Hermetic / occult reception
Adoption of the 72 Names into magical systems with angel lists, talismans, zodiac degrees, and ritual instructions for practical outcomes.
Shem ha-meforash angels
A set of 72 angels constructed from the 72 three-letter Names in many occult traditions, each linked to specific tasks and astrological positions.
Pop spirituality commercialization
Modern marketing of the 72 Names in books, jewelry, apps, and courses that promise quick benefits, often detached from Jewish tradition.

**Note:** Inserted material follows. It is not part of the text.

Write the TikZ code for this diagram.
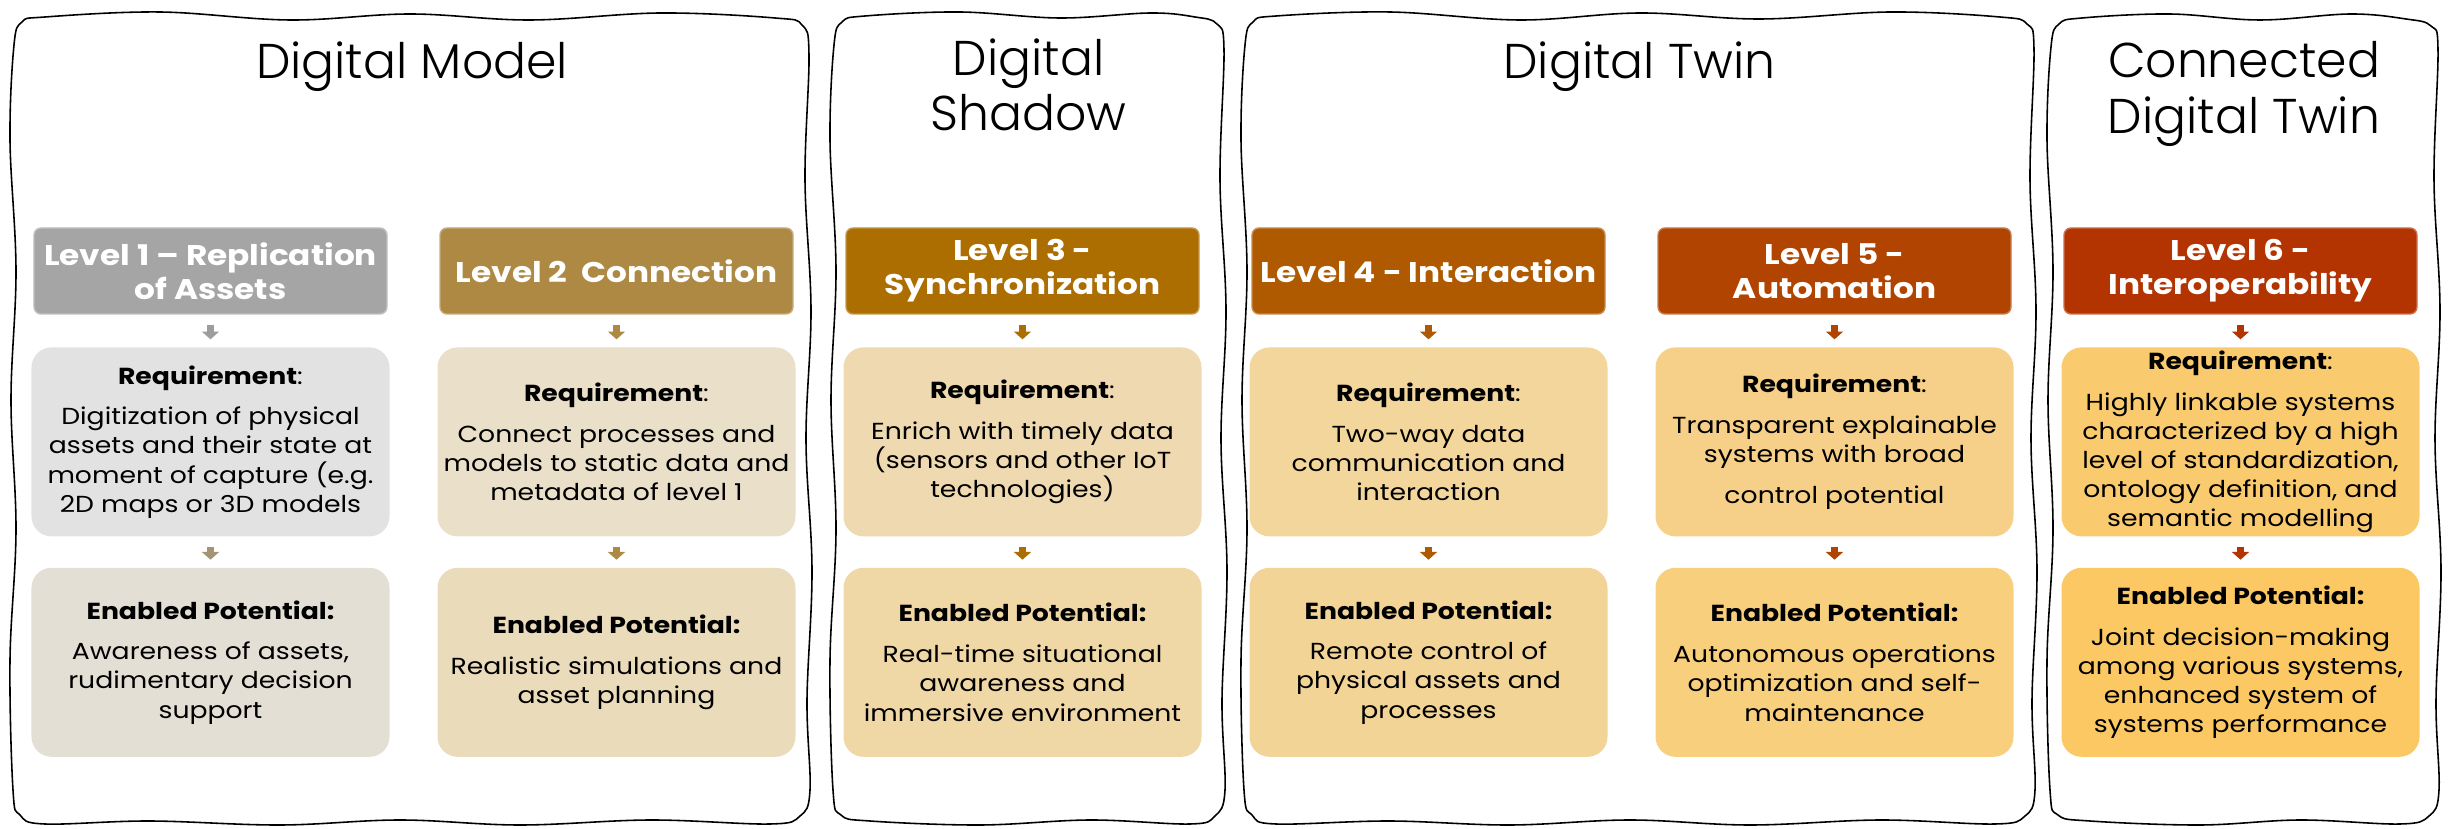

Spiritual marketing red flag
Language that promises effortless wealth, love, or protection through objects or simple rituals, with little mention of ethical change or responsibility.

Key Terms

Zohar
A foundational work of Jewish mysticism, compiled in the late 13th century, that offers mystical interpretations of the Torah.
Grimoire
A manual of magic containing instructions for rituals, talismans, and the invocation of spirits or angels.
Kabbalah
Jewish mystical tradition that interprets the Torah and the nature of God through symbolic, often highly structured systems.
Hermeticism
A Western esoteric tradition combining astrology, magic, and philosophy, often drawing on texts attributed to Hermes Trismegistus.
Abraham Abulafia
A 13th-century Jewish kabbalist known for meditative practices with divine Names aimed at prophetic insight and union with God.
Pop spirituality
Loose, highly marketable spiritual ideas and practices detached from strict religious frameworks, often blended from multiple traditions.
Christian Kabbalah
Renaissance Christian adaptation of Jewish kabbalistic ideas, used to support Christian theology.
72-fold Name of God
A traditional kabbalistic construction of 72 three-letter sequences from Exodus 14:19–21, treated as a powerful divine Name.
Spiritual marketing
The commercial packaging and selling of spiritual concepts or symbols, sometimes oversimplifying or distorting their original context.
Shem ha-meforash angels
A set of 72 angels derived in occult traditions from the 72 three-letter Names, each given a specific name and function.